**Directions:**
Your task is to copy the listing exactly. Drop any pictures from the copy.

***

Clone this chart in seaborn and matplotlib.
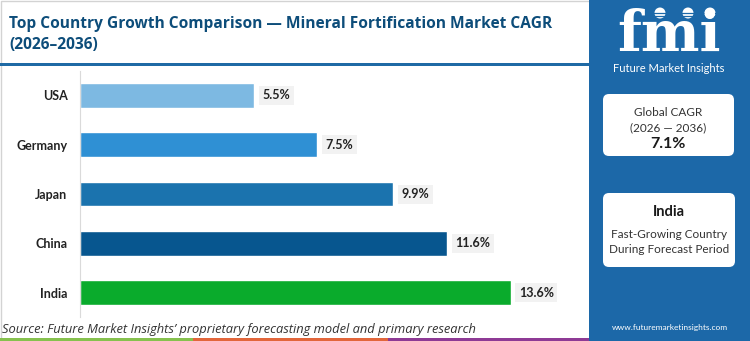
import matplotlib
matplotlib.use("Agg")
import matplotlib.pyplot as plt
import numpy as np
import pandas as pd
import seaborn as sns
from matplotlib.patches import Rectangle, FancyBboxPatch, Circle

# ---- data -------------------------------------------------------------
countries = ["USA", "Germany", "Japan", "China", "India"]
cagr = [5.5, 7.5, 9.9, 11.6, 13.6]
bar_colors = ["#7db9e2", "#2f90d4", "#1b73ae", "#07568f", "#0aab2c"]

title_line1 = "Top Country Growth Comparison \u2014 Mineral Fortification Market CAGR"
title_line2 = "(2026\u20132036)"
global_cagr = 7.1
global_period = "(2026 \u2014 2036)"
lead_country = "India"
source_note = ("Source: Future Market Insights\u2019 proprietary forecasting model "
               "and primary research")

# ---- style ------------------------------------------------------------
sns.set_theme(style="white")
plt.rcParams["font.family"] = ["Lato", "DejaVu Sans"]
WIDE = ["Open Sans", "DejaVu Sans"]

W, H = 750, 341
PANEL_X = 589
PANEL_BLUE = "#1c68a8"
fig = plt.figure(figsize=(W / 100, H / 100), dpi=100)
fig.patch.set_facecolor("white")

# pixel-space canvas for the frame, header, side panel and footer
bg = fig.add_axes([0, 0, 1, 1], zorder=0)
bg.set_xlim(0, W)
bg.set_ylim(H, 0)
bg.axis("off")

bg.add_patch(Rectangle((0.5, 0.5), PANEL_X, H - 1, fill=False,
                       edgecolor="#d3d3d3", lw=1))

# header
bg.text(9, 24, title_line1, fontsize=11.2, fontweight="bold", color="#0d4d7a",
        va="center", ha="left", family=WIDE)
bg.text(9, 45, title_line2, fontsize=11.2, fontweight="bold", color="#0d4d7a",
        va="center", ha="left", family=WIDE)
bg.add_patch(Rectangle((0, 62.5), PANEL_X, 3, color="#1f6aa5", lw=0))

# side panel with striped logo
bg.add_patch(Rectangle((PANEL_X, 0), W - PANEL_X, H, color=PANEL_BLUE, lw=0))
bg.text(669, 51, "fmi", fontsize=40, family="DejaVu Serif", fontweight="bold",
        color="white", ha="center", va="baseline")
for yy in np.arange(13, 52, 3.3):
    bg.plot([606, 734], [yy, yy], color=PANEL_BLUE, lw=0.9, solid_capstyle="butt")
for cx in (660, 688, 710):
    bg.add_patch(Circle((cx, 13), 5.5, color="white", lw=0))
bg.text(669, 68.5, "Future Market Insights", fontsize=8, color="white",
        ha="center", va="center")

bg.add_patch(FancyBboxPatch((603, 94), 131, 62,
                            boxstyle="round,pad=0,rounding_size=6",
                            fc="white", ec="none"))
bg.text(668, 112, "Global CAGR", fontsize=8.5, color="#333333",
        ha="center", va="center")
bg.text(668, 128, global_period, fontsize=8.5, color="#333333",
        ha="center", va="center")
bg.text(668, 143.5, f"{global_cagr}%", fontsize=11.5, fontweight="bold",
        color="#1a1a1a", ha="center", va="center")

bg.add_patch(FancyBboxPatch((603, 193), 132, 74,
                            boxstyle="round,pad=0,rounding_size=6",
                            fc="white", ec="none"))
bg.text(669, 212, lead_country, fontsize=10.5, fontweight="bold",
        color="#1a1a1a", ha="center", va="center")
bg.text(669, 234, "Fast-Growing Country", fontsize=8.5, color="#333333",
        ha="center", va="center")
bg.text(669, 249.5, "During Forecast Period", fontsize=8.5, color="#333333",
        ha="center", va="center")
bg.text(670, 327.5, "www.futuremarketinsights.com", fontsize=6, color="white",
        ha="center", va="center")

# footer
bg.text(2, 329, source_note, fontsize=9.3, style="italic", color="#333333",
        ha="left", va="center", family=WIDE)
for x0, x1, col in ((0, 193, "#86c14e"), (193, 388, "#e2663b"),
                    (388, PANEL_X, "#8e3a95")):
    bg.add_patch(Rectangle((x0, 337.5), x1 - x0, 3.5, color=col, lw=0))

# ---- bar chart --------------------------------------------------------
ax_left, ax_right, ax_top, ax_bottom = 80, 580, 70.7, 317.3
ax = fig.add_axes([ax_left / W, (H - ax_bottom) / H,
                   (ax_right - ax_left) / W, (ax_bottom - ax_top) / H], zorder=2)
ax.patch.set_alpha(0)

df = pd.DataFrame({"country": countries, "cagr": cagr})
sns.barplot(data=df, x="cagr", y="country", hue="country",
            palette=dict(zip(countries, bar_colors)), orient="h",
            width=0.5, saturation=1, legend=False, ax=ax)

ax.set_xlim(0, (ax_right - ax_left) / 31.66)
ax.set_ylim(4.5, -0.5)
ax.set_xlabel("")
ax.set_ylabel("")
ax.set_xticks([])
for side in ("top", "right", "bottom"):
    ax.spines[side].set_visible(False)
ax.spines["left"].set_color("#dadada")
ax.spines["left"].set_linewidth(0.8)
ax.tick_params(axis="y", which="major", length=0, pad=9, labelsize=9,
               labelcolor="#222222")
ax.set_yticks([0.5, 1.5, 2.5, 3.5], minor=True)
ax.tick_params(axis="y", which="minor", length=3.5, width=0.8, color="#dadada")
for lbl in ax.get_yticklabels():
    lbl.set_fontweight("bold")

for i, v in enumerate(cagr):
    ax.annotate(f"{v}%", xy=(v, i), xytext=(6, 0), textcoords="offset points",
                ha="left", va="center", fontsize=9, fontweight="bold",
                color="#222222",
                bbox=dict(boxstyle="square,pad=0.28", fc="#f2f2f2", ec="none"))

fig.savefig("out.png", dpi=100)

***

**Correct output:**
Clone this chart in seaborn and matplotlib.
import matplotlib
matplotlib.use("Agg")
import matplotlib.pyplot as plt
import numpy as np
import pandas as pd
import seaborn as sns
from matplotlib.patches import Rectangle, FancyBboxPatch, Circle

# ---- data -------------------------------------------------------------
countries = ["USA", "Germany", "Japan", "China", "India"]
cagr = [5.5, 7.5, 9.9, 11.6, 13.6]
bar_colors = ["#7db9e2", "#2f90d4", "#1b73ae", "#07568f", "#0aab2c"]

title_line1 = "Top Country Growth Comparison \u2014 Mineral Fortification Market CAGR"
title_line2 = "(2026\u20132036)"
global_cagr = 7.1
global_period = "(2026 \u2014 2036)"
lead_country = "India"
source_note = ("Source: Future Market Insights\u2019 proprietary forecasting model "
               "and primary research")

# ---- style ------------------------------------------------------------
sns.set_theme(style="white")
plt.rcParams["font.family"] = ["Lato", "DejaVu Sans"]
WIDE = ["Open Sans", "DejaVu Sans"]

W, H = 750, 341
PANEL_X = 589
PANEL_BLUE = "#1c68a8"
fig = plt.figure(figsize=(W / 100, H / 100), dpi=100)
fig.patch.set_facecolor("white")

# pixel-space canvas for the frame, header, side panel and footer
bg = fig.add_axes([0, 0, 1, 1], zorder=0)
bg.set_xlim(0, W)
bg.set_ylim(H, 0)
bg.axis("off")

bg.add_patch(Rectangle((0.5, 0.5), PANEL_X, H - 1, fill=False,
                       edgecolor="#d3d3d3", lw=1))

# header
bg.text(9, 24, title_line1, fontsize=11.2, fontweight="bold", color="#0d4d7a",
        va="center", ha="left", family=WIDE)
bg.text(9, 45, title_line2, fontsize=11.2, fontweight="bold", color="#0d4d7a",
        va="center", ha="left", family=WIDE)
bg.add_patch(Rectangle((0, 62.5), PANEL_X, 3, color="#1f6aa5", lw=0))

# side panel with striped logo
bg.add_patch(Rectangle((PANEL_X, 0), W - PANEL_X, H, color=PANEL_BLUE, lw=0))
bg.text(669, 51, "fmi", fontsize=40, family="DejaVu Serif", fontweight="bold",
        color="white", ha="center", va="baseline")
for yy in np.arange(13, 52, 3.3):
    bg.plot([606, 734], [yy, yy], color=PANEL_BLUE, lw=0.9, solid_capstyle="butt")
for cx in (660, 688, 710):
    bg.add_patch(Circle((cx, 13), 5.5, color="white", lw=0))
bg.text(669, 68.5, "Future Market Insights", fontsize=8, color="white",
        ha="center", va="center")

bg.add_patch(FancyBboxPatch((603, 94), 131, 62,
                            boxstyle="round,pad=0,rounding_size=6",
                            fc="white", ec="none"))
bg.text(668, 112, "Global CAGR", fontsize=8.5, color="#333333",
        ha="center", va="center")
bg.text(668, 128, global_period, fontsize=8.5, color="#333333",
        ha="center", va="center")
bg.text(668, 143.5, f"{global_cagr}%", fontsize=11.5, fontweight="bold",
        color="#1a1a1a", ha="center", va="center")

bg.add_patch(FancyBboxPatch((603, 193), 132, 74,
                            boxstyle="round,pad=0,rounding_size=6",
                            fc="white", ec="none"))
bg.text(669, 212, lead_country, fontsize=10.5, fontweight="bold",
        color="#1a1a1a", ha="center", va="center")
bg.text(669, 234, "Fast-Growing Country", fontsize=8.5, color="#333333",
        ha="center", va="center")
bg.text(669, 249.5, "During Forecast Period", fontsize=8.5, color="#333333",
        ha="center", va="center")
bg.text(670, 327.5, "www.futuremarketinsights.com", fontsize=6, color="white",
        ha="center", va="center")

# footer
bg.text(2, 329, source_note, fontsize=9.3, style="italic", color="#333333",
        ha="left", va="center", family=WIDE)
for x0, x1, col in ((0, 193, "#86c14e"), (193, 388, "#e2663b"),
                    (388, PANEL_X, "#8e3a95")):
    bg.add_patch(Rectangle((x0, 337.5), x1 - x0, 3.5, color=col, lw=0))

# ---- bar chart --------------------------------------------------------
ax_left, ax_right, ax_top, ax_bottom = 80, 580, 70.7, 317.3
ax = fig.add_axes([ax_left / W, (H - ax_bottom) / H,
                   (ax_right - ax_left) / W, (ax_bottom - ax_top) / H], zorder=2)
ax.patch.set_alpha(0)

df = pd.DataFrame({"country": countries, "cagr": cagr})
sns.barplot(data=df, x="cagr", y="country", hue="country",
            palette=dict(zip(countries, bar_colors)), orient="h",
            width=0.5, saturation=1, legend=False, ax=ax)

ax.set_xlim(0, (ax_right - ax_left) / 31.66)
ax.set_ylim(4.5, -0.5)
ax.set_xlabel("")
ax.set_ylabel("")
ax.set_xticks([])
for side in ("top", "right", "bottom"):
    ax.spines[side].set_visible(False)
ax.spines["left"].set_color("#dadada")
ax.spines["left"].set_linewidth(0.8)
ax.tick_params(axis="y", which="major", length=0, pad=9, labelsize=9,
               labelcolor="#222222")
ax.set_yticks([0.5, 1.5, 2.5, 3.5], minor=True)
ax.tick_params(axis="y", which="minor", length=3.5, width=0.8, color="#dadada")
for lbl in ax.get_yticklabels():
    lbl.set_fontweight("bold")

for i, v in enumerate(cagr):
    ax.annotate(f"{v}%", xy=(v, i), xytext=(6, 0), textcoords="offset points",
                ha="left", va="center", fontsize=9, fontweight="bold",
                color="#222222",
                bbox=dict(boxstyle="square,pad=0.28", fc="#f2f2f2", ec="none"))

fig.savefig("out.png", dpi=100)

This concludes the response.